Hmm. Seems you can’t use italics in a blog post title. Please take them as read between * and *.
See? They are even on the cover.
It’s a long time since I was so comprehensively annoyed by typography. The excessive use of inverted commas sometimes makes it difficult to tell if they are random noise or indicate a genuine quotation. And then there are the italicised words plopped without apparent purpose into every sentence. And the capitals. Add to this the authorial voice, at once matey and preachy…. all so distracting that I found it almost impossible to grasp the content. Whatever happened to formal prose? I wish he had had a strong-minded editor.
I developed a technique for following the argument, in the end. This consisted of hopping briskly from one quotation to another, like stepping from tussock to tussock in a bog. Luckily the quotations were numerous and often full, so I read a certain amount of Buber, Tracy, Arendt, Schillebeeckx, Derrida, and such, and the merest modicum of Veling.
The prose came alive once, though. Veling gives an account of a time when he attempted to actually apply his practical theology in a tricky social situation. “No miracle of peace occurred”, he notes sadly. Yep. Ain’t that the truth.
They have reached W now. Hurray!
In another vein, I found this little treasure.

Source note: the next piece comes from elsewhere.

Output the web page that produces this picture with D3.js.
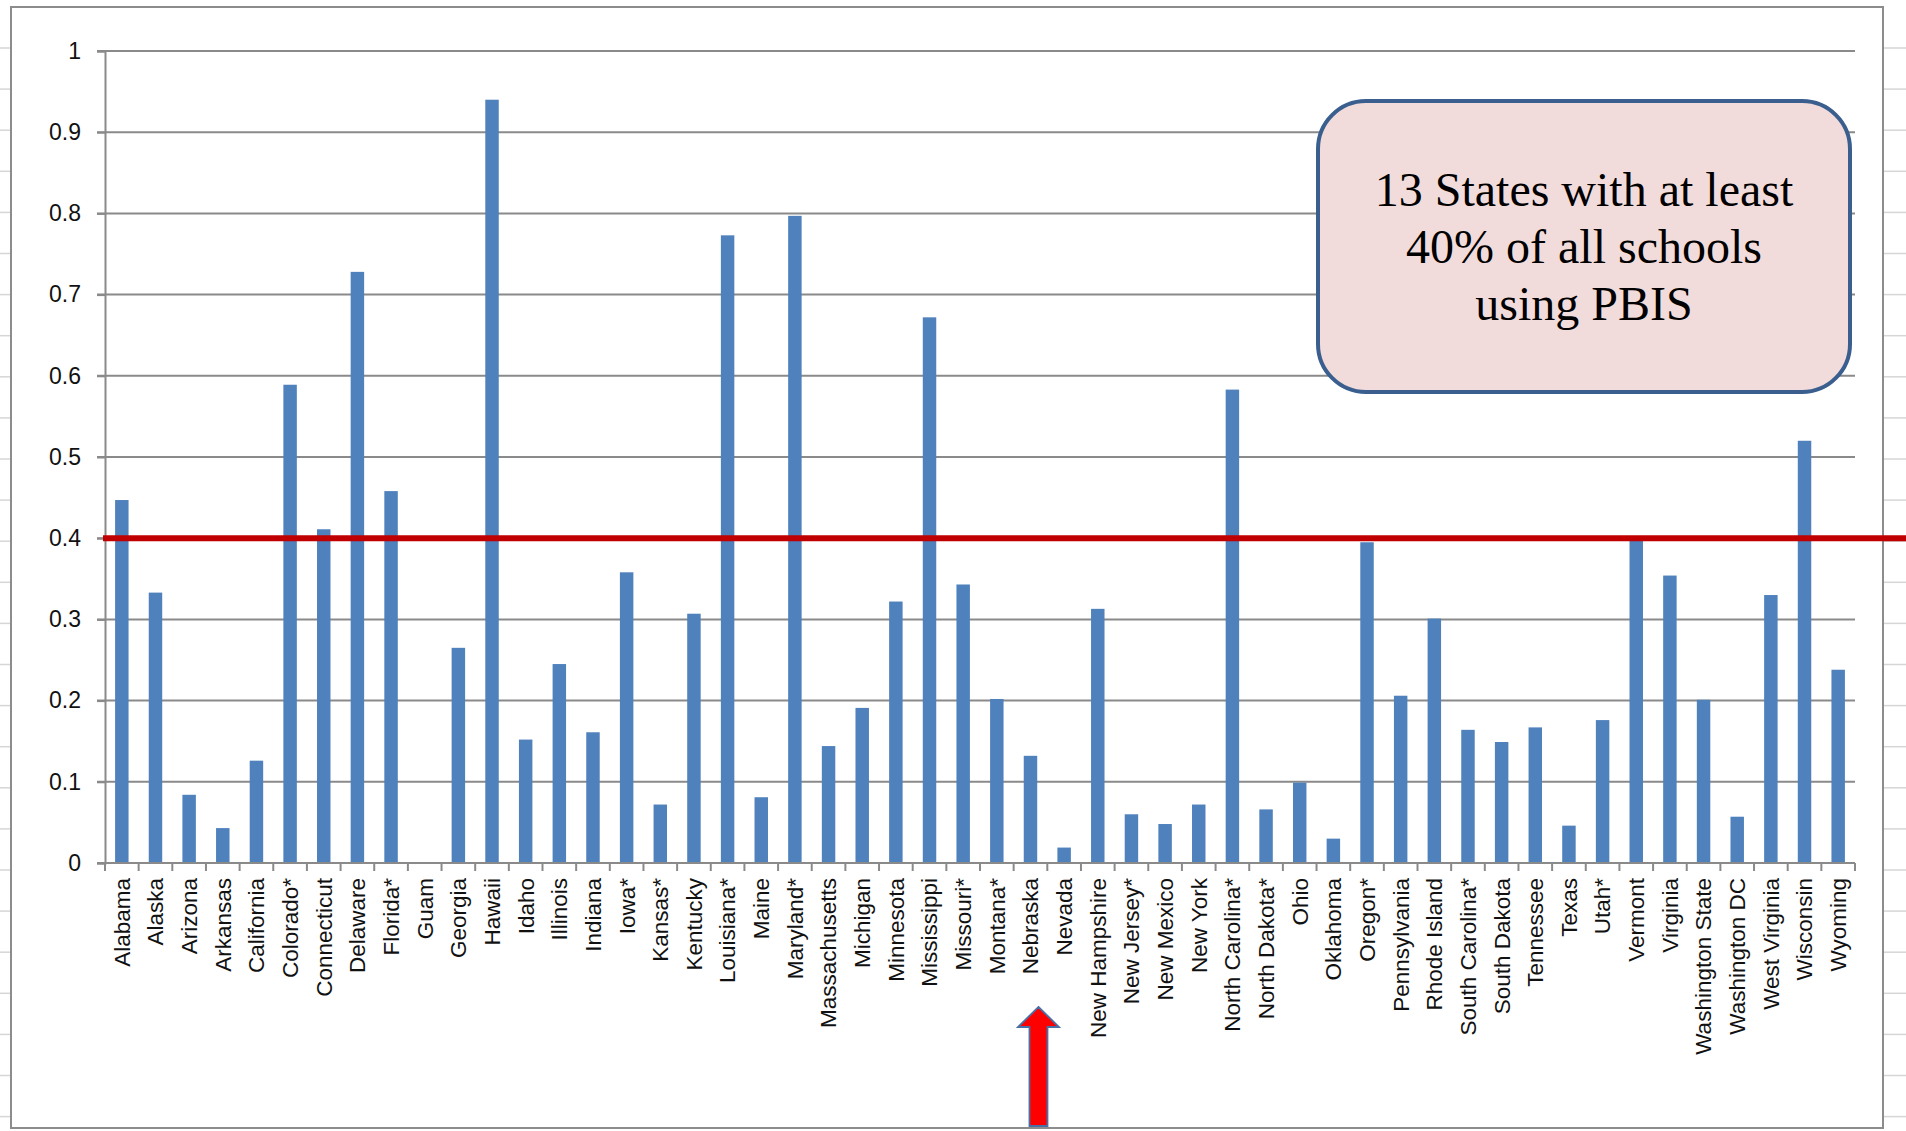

I expect everyone else knows about Tan, but I didn’t. Grandpa’s story had great charm, and Night of the turtle rescue was brief and bold (and tough). But I think my favourite was Distant rain, about the reciprocal gravity of unread poems; close to my heart.
It is a little-known fact that you can wash books. With persistence, you can wash an entire library. The spirit does groan a little at the prospect, however.
Can’t make them new, but at least they can be clean.
I procrastinate before jumping, but, once in, the water is fine.
Returning to Treharne’s lovely fat anthology, I’ve reached the Old English Judith. It took a while to read this relatively short poem. I’m not fluent enough to cope on my own, but have to crib from the parallel translation, which requires protracted eye-swivelling between pages (ow!). Also, there is not always a one-to-one verbal correspondence between each line of the two renderings, so if it isn’t obvious which OE word means what, one must have recourse to a dictionary. Luckily there are several online, though not always easy for a novice to find what is required.
Worth the bother? Oh yes. Especially if you like alliteration and onomatopoeia and polysyllables. And sounding the final e.
bealde byrnwiggende bold mail-coated warriors
hloh ond hlydde, hlynede ond dynede he laughed and got loud, roared and clamoured
wundenlocc braided hair
Obviously from now on part of my morning routine will involve doing my wundenlocc; but top favourite today was hildenædran. Turns out that nædre means snake or viper, so perhaps we should say ‘a nadder’ rather than ‘an adder’. Also turns out that hildenædran are war vipers = arrows. Got to love those Anglo-Saxons.
And the poem? Well, there’s a splendid dramatic irony as the Assyrians booze themselves drunk and incapable, while Judith, decorated with bracelets and rings, is brought to the intending rapist’s bed; and yes, a certain admiration, as she coolly arranges Holofernes’ neck so she can take a really good swing at him. So I read Judith once, and then went to Michael Drout’s Anglo-Saxon Aloud website, following the written poem again while he pronounced it, with the thespian relish those lovely vowels deserve.
Still sifting the library, knee deep in small children and the hideously-accumulated errors of the catalogue. No doubt I am adding yet another set of inconsistencies and typos.
The errors pursued me into the picayune literary magazine which is in editing, and throve exceedingly. So preoccupied did I become with formatting (but how did that paragraph get condensed?) that I mislaid an apostrophe. Oh the shame. And now it is too late, I see yet another formatting error. Luckily the infants will not know that a specific word was meant to be bolded. Stop fussing, stupid: time for the blind man on a galloping horse to be invoked.